Size of baby in womb as an indicator of childhood asthma and allergies
(Medical Xpress) -- In a paper published in the American Journal of Respiratory and Critical Care Medicine, the University of Aberdeen team also found links between the rate an unborn baby grows and its chances of developing eczema and hayfever.
The team then followed up the children when they were aged 10.
A total of 927 families filled in respiratory questionnaires for their child and 449 children underwent lung function and skin prick testing, which tested for allergies to grass, egg, dust mite and cat.
Researchers found that the children with asthma at five and 10 years had been 5mm or 10% smaller than average as ten week old embryos.
The study showed that an unborn baby smaller than the average foetus at 10 weeks and which remained small throughout pregnancy was five times more likely to develop childhood asthma.
Researchers also found that a smaller than average foetus at 10 weeks which then had a growth spurt and became a big baby was two and a half times more likely to get eczema.
In addition they discovered that a foetus who was bigger than average at 10 weeks but whose growth slowed resulting in them becoming smaller were more likely to be protected against hayfever.
Dr. Steve Turner, Clinical Senior Lecturer at the University of Aberdeens Department of Child Health and consultant with NHS Grampian, led the study.
He said: Our main finding was that the shortest foetuses in the first trimester were at increased risk for persistent wheeze whereas the longest babies had better lung function at 10 years.
We also found that changes in the expected growth rate were associated with altered risk for eczema and hayfever.
In other words initial fetal size and subsequent growth trajectory are important to respiratory and allergic outcomes in childhood.
We already knew that the lungs develop in early pregnancy and that low lung function shortly after birth is a predictor of asthma and low lung function in adulthood but this study finds evidence that the level of lung function and predisposition to asthma may be set shortly after mothers find themselves pregnant.

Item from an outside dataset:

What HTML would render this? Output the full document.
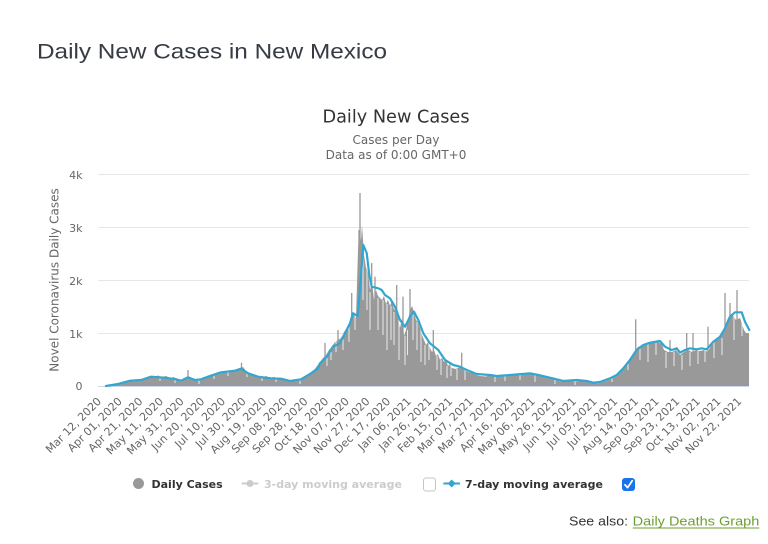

However foetal size is not the sole explanation for asthma. Asthma can have a different natural history in different children, for example some grow out of their asthma whilst some develop asthma as they reach secondary school age.
But our study does give a better understanding of when asthma first begins in the many children who have symptoms throughout childhood.
It might also be a step towards the development of advice and care for women planning a pregnancy although such advice is likely to be in line with current advice such as not smoking and following a healthy diet and lifestyle if you are planning on getting pregnant.